1. A method for fabricating a bioelectronic cell gated nanodevice, the method comprising:

fabricating an electronic nanodevice;

developing cells for use in the bioelectronic cell gated nanodevice; and

depositing the cells on electronic nanodevice.

2. The method for fabricating a bioelectronic cell gated nanodevice of claim 1, further comprising:

exposing the bioelectronic cell gated nanodevice to at least one actuating chemical, the at least one actuating chemical being metabolized by the cells.

3. The method for fabricating a bioelectronic cell gated nanodevice of claim 2, wherein:

the at least one actuating chemicals comprises a form of alcohol.

4. The method for fabricating a bioelectronic cell gated nanodevice of claim 3, wherein:

the at least one actuating chemicals comprises methanol.

5. A method for fabricating a bioelectronic cell gated nanodevice, the method comprising:

suspending fiber materials in a first solution;

spinning the fibers from the solution on a substrate;

suspending a first type of nanoparticles in a second solution;

immersing the substrate and fibers in the second solution containing the suspended first type of nanoparticles, such that the suspended nanoparticles of the first type may adhere to the fibers;

developing cells for use in the bioelectronic cell gated nanodevice; and

depositing the cells on the substrate and nanoparticles.

6. The method for fabricating a bioelectronic cell gated nanodevice of claim 5, further comprising:

baking the substrate and fibers after spinning the fibers from the solution on the substrate.

7. The method for fabricating a bioelectronic cell gated nanodevice of claim 5, further comprising:

washing the substrate after immersing the substrate in the second solution containing the suspended nanoparticles of a first type; and

drying the substrate with the fibers and nanoparticles of a first type.
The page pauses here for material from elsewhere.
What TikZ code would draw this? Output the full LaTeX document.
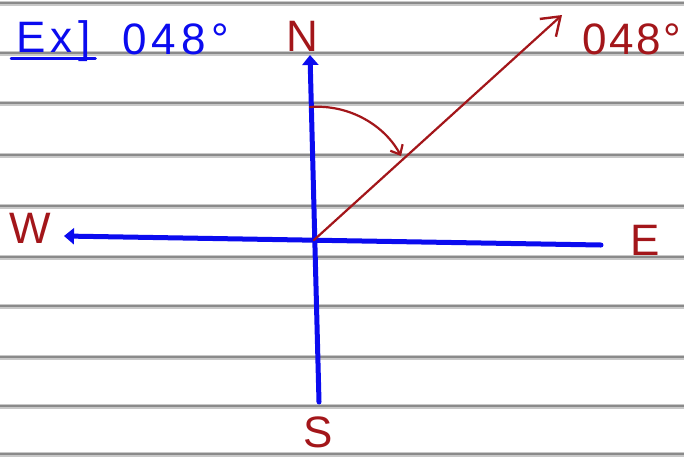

8. The method for fabricating a bioelectronic cell gated nanodevice of claim 5, further comprising:

exposing the bioelectronic cell gated nanodevice to at least one actuating chemicals, the at least one actuating chemical being metabolized by the cells.

9. The method for fabricating a bioelectronic cell gated nanodevice of claim 6, wherein:

the cells deposited comprise methylotrophic yeast cells.

10. A bioelectronic cell gated nanodevice comprising:

a substrate;

a pair of electrodes spaced apart on the substrate;

a nanoparticle necklace extending between the electrodes; and

a plurality of bioelectronic cells deposited on the substrate and the nanoparticle necklace.

11. The bioelectronic cell gated nanodevice of claim 10, further comprising:

at least one actuating chemicals.

12. The bioelectronic cell gated nanodevice of claim 11, wherein:

the at least one actuating chemicals comprises a form of alcohol.

13. The bioelectronic cell gated nanodevice of claim 12, wherein:

the at least one actuating chemicals comprises methanol.

14. The bioelectronic cell gated nanodevice of claim 10, wherein:

the plurality of bioelectronic cells allow increased current through the nanodevcice when the bioelectronic cells are exposed to the at least one actuating chemicals.

15. A bioelectronic cell gated nanodevice comprising:

a substrate comprising a layer of SiO2 over a wafer of Si;

a pair of electrodes spaced apart on the substrate;

a nanoparticle necklace extending between the pair of electrodes; and

a plurality of bioelectronic cells deposited on the substrate and the nanoparticle necklace.

16. The bioelectronic cell gated nanodevice of claim 15, wherein:

the nanoparticle necklace comprises a plurality of Au nanoparticles.

17. The bioelectronic cell gated nanodevice of claim 16, wherein:

the plurality of bioelectronic cells comprise a plurality of methylotrophic yeast cells.

18. The bioelectronic cell gated nanodevice of claim 17, wherein:

the plurality of methylotrophic yeast cells comprise Pichia pastoris.

19. The bioelectronic cell gated nanodevice of claim 15, wherein:

the plurality of bioelectronic cells respond to exposure to an actuating chemical by altering their electronic properties.

20. The bioelectronic cell gated nanodevice of claim 19, wherein:

the bioelectronic cells allow increased current flow through the nanodevice when exposed to the actuating chemical.